Ahead maybe a half a blocks distance, just down stream, was a young couple walking with their small boy.   He must have been five or six tops.  The trio glowed in the summer sun and were happy.  As they drew near I recognized them to be my parents but they were young and vibrant and smiling.  It felt so real and I just watched them walking.  The little boy broke out ahead of them towards me, a bit wobbly in his step.  He wore what I thought was a little boy scouts outfit, with the bandana around the neck and a tan shirt but there were no patches or anything.  Khaki shorts and brown sandals hugged his chubby legs and feet and he had the most curious look.  He stepped right up to my feet, and smiled.

I lay there looking at myself as a child.  It was surreal.  I glanced back up to my mom, who could not have been a day older than thirty.  She gave me a short motherly stare; as if she was reading my mind, and smiled, knowing somehow, without a word spoken between us, that little Johnny would remain innocent of the situation.  I smiled and cast my gaze back upon the boy in front of me.  He said to me, “My name is John.. as he smiled revealing a missing front tooth.  I replied, “That’s my name too”.  We talked for a few minutes, and there was a desire for me to tell him some words of wisdom about us, but in the end I could not bring myself to spoil it.  Moments later the trio: my Mom, Dad and me said goodbye and walked away just as they had come.  The scene passed…  I woke up.  I remembered this with such clarity.  It was one of the most unique dreams I’ve ever had, and I really wish I could go back to it.

This will be my first self-portrait attempt in watercolor.  This scene… It’s perfect in every way and I can’t begin to describe the feeling I had inside the dream, and just thinking about it brings a range of emotions and thoughts about my life or what could have been had dreams become reality.

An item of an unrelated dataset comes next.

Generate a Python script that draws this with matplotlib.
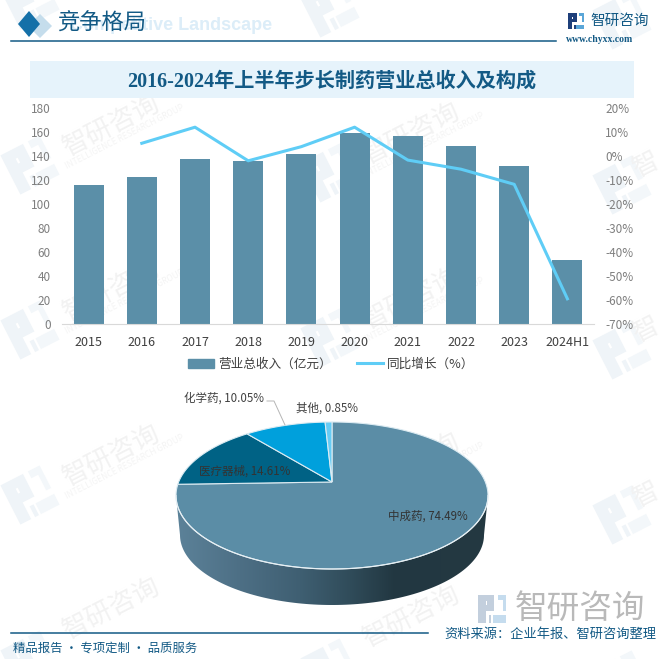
"""竞争格局:制药营业总收入及构成(柱线组合 + 伪 3D 饼图)。"""
import matplotlib

matplotlib.use("Agg")
import matplotlib.pyplot as plt
import numpy as np
from matplotlib.lines import Line2D
from matplotlib.patches import Patch, Polygon

plt.rcParams["font.family"] = ["Noto Sans CJK SC", "DejaVu Sans"]

W, H = 664, 659

years = ["2015", "2016", "2017", "2018", "2019", "2020", "2021", "2022", "2023", "2024H1"]
revenue = [115.8, 122.5, 137.5, 135.8, 141.7, 159, 156.7, 148, 131.7, 53.3]
growth = [None, 5.3, 12, -2, 3.9, 12, -1.7, -5.5, -11.8, -59.5]
left_ticks = list(range(0, 181, 20))
right_ticks = list(range(-70, 21, 10))

pie_labels = ["中成药", "医疗器械", "化学药", "其他"]
pie_values = [74.49, 14.61, 10.05, 0.85]
pie_colors = ["#5b8da6", "#006285", "#00a0dc", "#66ccf5"]

BAR_COLOR = "#5b8fa8"
LINE_COLOR = "#5fcdf6"
NAVY = "#135a85"

fig = plt.figure(figsize=(W / 100, H / 100), dpi=100, facecolor="white")
bg = fig.add_axes([0, 0, 1, 1])
bg.set_xlim(0, W)
bg.set_ylim(H, 0)
bg.axis("off")


def px_axes(x0, y0, x1, y1):
    return fig.add_axes([x0 / W, 1 - y1 / H, (x1 - x0) / W, (y1 - y0) / H])


def draw_logo(ax, cx, cy, size, angle, dark, light, z=1):
    # 简化的“智研”标志:两块折线形 + 一个小方块
    pieces = [
        ([(-1, -1), (0.15, -1), (0.15, 0.15), (-0.45, 0.15), (-0.45, 1), (-1, 1)], dark),
        ([(-0.45, -0.55), (-0.35, -0.55), (-0.35, -0.3), (-0.45, -0.3)], "white"),
        ([(0.4, -1), (1, -1), (1, 0.15), (0.75, 0.15), (0.75, -0.65), (0.4, -0.65)], light),
        ([(0.05, 0.45), (1, 0.45), (1, 1), (0.05, 1)], light),
        ([(-0.25, 0.45), (-0.05, 0.45), (-0.05, 1), (-0.25, 1)], dark),
    ]
    a = np.deg2rad(angle)
    rot = np.array([[np.cos(a), np.sin(a)], [-np.sin(a), np.cos(a)]])
    for pts, col in pieces:
        xy = (np.array(pts) * size) @ rot.T + [cx, cy]
        ax.add_patch(Polygon(xy, closed=True, fc=col, ec="none", zorder=z))


# 水印:最上一行只露出标志;最右一列只放得下一个字
for col_x, drift in [(30, 0), (330, 8), (622, 20)]:
    for row_y in [0, 165, 330, 495, 660]:
        lx, ly = col_x, row_y + drift
        draw_logo(bg, lx, ly, 22, 27, "#eff4f8", "#f3f7fa")
        if row_y == 0:
            continue
        if col_x == 622:
            if row_y < 660:
                bg.text(lx + 24, ly - 20, "智", fontsize=19, color="#f2f2f2", rotation=27,
                        ha="center", va="center", rotation_mode="anchor", zorder=1)
            continue
        text_y = ly - 40 if row_y < 660 else ly - 52
        bg.text(lx + 82, text_y, "智研咨询", fontsize=19, color="#f2f2f2", rotation=27,
                ha="center", va="center", rotation_mode="anchor", zorder=1)
        if row_y < 660:
            bg.text(lx + 95, ly - 28, "INTELLIGENCE RESEARCH GROUP", fontsize=6, color="#f4f4f4",
                    rotation=27, ha="center", va="center", rotation_mode="anchor", zorder=1)

# 页眉
bg.text(70, 26, "Competitive Landscape", fontsize=13, fontweight="bold", color="#dcedf8",
        family="Liberation Sans", va="center", zorder=2)
bg.add_patch(Polygon([(40, 14), (52, 26), (40, 38), (28, 26)], fc="#c5ddec", ec="none", zorder=2))
bg.add_patch(Polygon([(29, 11), (40, 24), (29, 37), (18, 24)], fc="#1470a8", ec="none", zorder=3))
bg.text(57, 23, "竞争格局", fontsize=16, color=NAVY, va="center", zorder=3)
bg.plot([11, 556], [41, 41], color=NAVY, lw=1.1, zorder=3)
draw_logo(bg, 576, 21, 8, 0, "#1e3f7a", "#5aa6d8", z=3)
bg.text(590, 21, "智研咨询", fontsize=10.5, color=NAVY, va="center", zorder=3)
bg.text(566, 40, "www.chyxx.com", fontsize=7, color=NAVY, va="center", family="Liberation Serif",
        fontweight="bold", zorder=3)

# 标题条
bg.fill_between([30, 634], 61, 98, color="#e6f3fb", lw=0, zorder=2)
bg.text(332, 82, "2016-2024年上半年步长制药营业总收入及构成", fontsize=14.5, fontweight="bold", color=NAVY,
        family=["Liberation Serif", "Noto Sans CJK SC"], ha="center", va="center", zorder=3)

# 柱线组合
ax = px_axes(62, 108, 594, 324)
ax.patch.set_alpha(0)
x = np.arange(len(years))
ax.bar(x, revenue, width=0.565, color=BAR_COLOR, zorder=2)
ax.set_xlim(-0.5, len(years) - 0.5)
ax.set_ylim(0, 180)
ax.set_yticks(left_ticks)
ax.set_xticks(x, years)
ax.tick_params(axis="y", length=0, pad=8, labelsize=8.5, labelcolor="#7f7f7f")
ax.tick_params(axis="x", length=0, pad=9, labelsize=9, labelcolor="#404040")
for side in ["top", "left", "right"]:
    ax.spines[side].set_visible(False)
ax.spines["bottom"].set_color("#d9d9d9")

ax2 = ax.twinx()
ax2.patch.set_alpha(0)
ax2.plot(x[1:], growth[1:], color=LINE_COLOR, lw=2.2, zorder=3)
ax2.set_ylim(-70, 20)
ax2.set_yticks(right_ticks, [f"{t}%" for t in right_ticks])
ax2.tick_params(axis="y", length=0, pad=8, labelsize=8.5, labelcolor="#7f7f7f")
for side in ["top", "left", "right", "bottom"]:
    ax2.spines[side].set_visible(False)

fig.legend(
    handles=[Patch(color=BAR_COLOR, label="营业总收入（亿元）"),
             Line2D([0], [0], color=LINE_COLOR, lw=2.2, label="同比增长（%）")],
    loc="center", bbox_to_anchor=(331 / W, 1 - 364 / H), ncol=2, frameon=False,
    fontsize=9.1, labelcolor="#404040", handlelength=2.1, handletextpad=0.3, columnspacing=2.0,
)

# 伪 3D 饼图:单位圆经透视映射到椭圆,圆心落到 (332, 482)
CX, CY, RX, RY = 332, 495.5, 156, 73.5
PERSP = 0.184
DEPTH_CY, DEPTH_RX, DEPTH_RY = 535, 152, 70


def pie_point(frac):
    t = 2 * np.pi * np.asarray(frac)
    u, v = np.sin(t), np.cos(t)
    d = 1 + PERSP * v
    xn = u * np.sqrt(1 - PERSP ** 2) / d
    yn = (v + PERSP) / d
    return CX + RX * xn, CY - RY * yn


apex = (CX, CY - RY * PERSP)

# 侧面(水平渐变)
ts = np.linspace(-np.pi / 2, np.pi / 2, 120)
top_arc = np.column_stack([CX + RX * np.sin(ts), CY + RY * np.cos(ts)])
low_arc = np.column_stack([CX + DEPTH_RX * np.sin(ts), DEPTH_CY + DEPTH_RY * np.cos(ts)])
side = Polygon(np.vstack([top_arc, low_arc[::-1]]), closed=True, fc="none", ec="none",
               transform=bg.transData)
bg.add_patch(side)
stops_x = np.array([176, 240, 300, 350, 395, 488])
stops_rgb = np.array([[0x5c, 0x82, 0x99], [0x4d, 0x6f, 0x85], [0x3f, 0x5f, 0x72],
                      [0x30, 0x4c, 0x5a], [0x22, 0x37, 0x41], [0x24, 0x39, 0x42]]) / 255
xs = np.linspace(176, 488, 312)
grad = np.stack([np.interp(xs, stops_x, stops_rgb[:, i]) for i in range(3)], axis=1)[None, :, :]
im = bg.imshow(grad, extent=[176, 488, 610, 490], aspect="auto", zorder=4)
im.set_clip_path(side)
bg.set_xlim(0, W)
bg.set_ylim(H, 0)

# 顶面
start = 0.0
for val, col in zip(pie_values, pie_colors):
    fr = np.linspace(start, start + val / 100, max(4, int(val * 3)))
    px, py = pie_point(fr)
    pts = np.vstack([[apex], np.column_stack([px, py])])
    bg.add_patch(Polygon(pts, closed=True, fc=col, ec="#dcebf2", lw=0.8, zorder=5))
    start += val / 100

bg.plot(top_arc[:, 0], top_arc[:, 1], color="#e8f0f4", lw=0.8, zorder=6)

lab_fs = 8.3
bg.text(428, 516, f"{pie_labels[0]}, {pie_values[0]}%", fontsize=lab_fs, color="#333333",
        ha="center", va="center", zorder=7)
bg.text(244.5, 471, f"{pie_labels[1]}, {pie_values[1]}%", fontsize=lab_fs, color="#333333",
        ha="center", va="center", zorder=7)
bg.text(224.5, 398, f"{pie_labels[2]}, {pie_values[2]}%", fontsize=lab_fs, color="#404040",
        ha="center", va="center", zorder=7)
bg.text(327.5, 408, f"{pie_labels[3]}, {pie_values[3]}%", fontsize=lab_fs, color="#404040",
        ha="center", va="center", zorder=7)
bg.plot([267, 274, 285], [401, 401, 425], color="#b5b5b5", lw=0.7, zorder=7)

# 页脚
draw_logo(bg, 492, 609, 14, 0, "#c3cfdd", "#c5dcee", z=3)
bg.text(515, 609, "智研咨询", fontsize=23.5, color="#b9b9b9", va="center", zorder=3)
bg.plot([11, 428], [633, 633], color=NAVY, lw=1.1, zorder=3)
bg.text(656, 634, "资料来源：企业年报、智研咨询整理", fontsize=9.5, color=NAVY, ha="right", va="center", zorder=3)
bg.text(13, 648, "精品报告 · 专项定制 · 品质服务", fontsize=8.9, color=NAVY, va="center", zorder=3)

fig.savefig("out.png", dpi=100, facecolor="white")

I’m not a portrait painter yet.  I’m a still life painter for the most part.  Just as I desired to do complex still life work when I first started, I quickly realized that I had to learn to walk with watercolor before I could run.  Some subjects were beyond my ability.  I very much want to jump feet first into this self portrait, but I need some time to hone the art of portraits to a level that my still life work presently resides.  Anything less and I will be disappointed.

Ultimately, I want to incorporate more into my still life work and begin to paint people.  I see surrealism around the corner, and by the time I work through my list of fifteen, I think my art will begin to speak to a wider audience.  Maybe one of my paintings, will transcend my time here and speak to future generations in a way my earlier work was unable to do.  Time will tell.